--- Start Dataset section ---

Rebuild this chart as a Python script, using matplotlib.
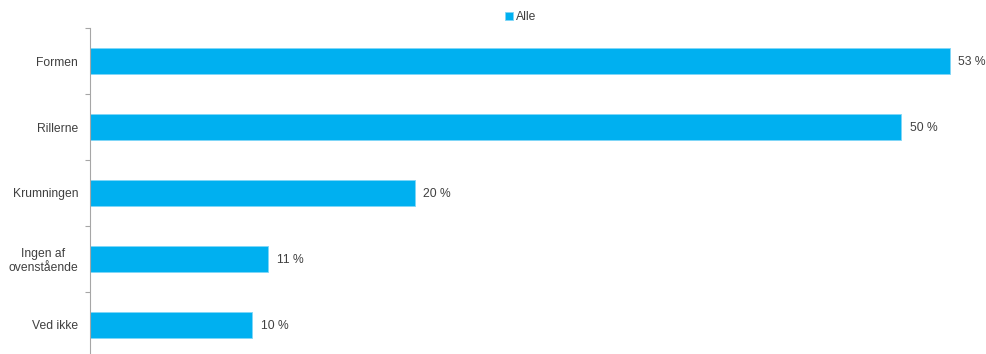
import matplotlib
matplotlib.use("Agg")
import matplotlib.pyplot as plt

categories = ["Formen", "Rillerne", "Krumningen", "Ingen af\novenstående", "Ved ikke"]
values = [53, 50, 20, 11, 10]
value_labels = ["53 %", "50 %", "20 %", "11 %", "10 %"]
series_name = "Alle"

plt.rcParams["font.family"] = ["Liberation Sans", "DejaVu Sans"]

W, H = 987, 354
fig = plt.figure(figsize=(W / 100, H / 100), dpi=100)
fig.patch.set_facecolor("white")

# axes: left edge at x=90px, top at y=28px, one band of 66px per category
left, top = 90, 28
band = 66
n = len(categories)
xmax = 55
px_per_unit = 860 / 53
ax = fig.add_axes([left / W, 1 - (top + band * n) / H,
                   xmax * px_per_unit / W, band * n / H])

bar_color = "#00B0F0"
text_color = "#404040"
fs = 8.7
pos = list(range(n))
ax.barh(pos, values, height=0.4, color=bar_color, edgecolor="#7FD6F7",
        linewidth=0.6, label=series_name)
ax.set_ylim(n - 0.5, -0.5)
ax.set_xlim(0, xmax)

for p, v, lab in zip(pos, values, value_labels):
    ax.annotate(lab, (v, p), xytext=(6, -0.5), textcoords="offset points",
                va="center", ha="left", fontsize=fs, color=text_color)

ax.set_yticks(pos)
ax.set_yticklabels(categories, fontsize=fs, color=text_color,
                   multialignment="center")
ax.tick_params(axis="y", length=0, pad=8.5)
ax.set_yticks([i - 0.5 for i in range(n + 1)], minor=True)
ax.tick_params(axis="y", which="minor", length=3.5, width=0.8,
               color="#A6A6A6", direction="out")
ax.set_xticks([])

for s in ("top", "right", "bottom"):
    ax.spines[s].set_visible(False)
ax.spines["left"].set_color("#A6A6A6")
ax.spines["left"].set_linewidth(0.8)

fig.legend(loc="center", bbox_to_anchor=(521 / W, 1 - 17 / H),
           frameon=False, fontsize=fs, handlelength=0.6, handleheight=0.6,
           handletextpad=0.3, labelcolor=text_color)

fig.savefig("out.png", dpi=100, facecolor="white")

--- End Dataset section ---

— Exercise goal —
Look at the listing and set down only the lines from its start through the line with "import matplotlib.pyplot as plt", word for word and without pictures.

— Solved problem —
Rebuild this chart as a Python script, using matplotlib.
import matplotlib
matplotlib.use("Agg")
import matplotlib.pyplot as plt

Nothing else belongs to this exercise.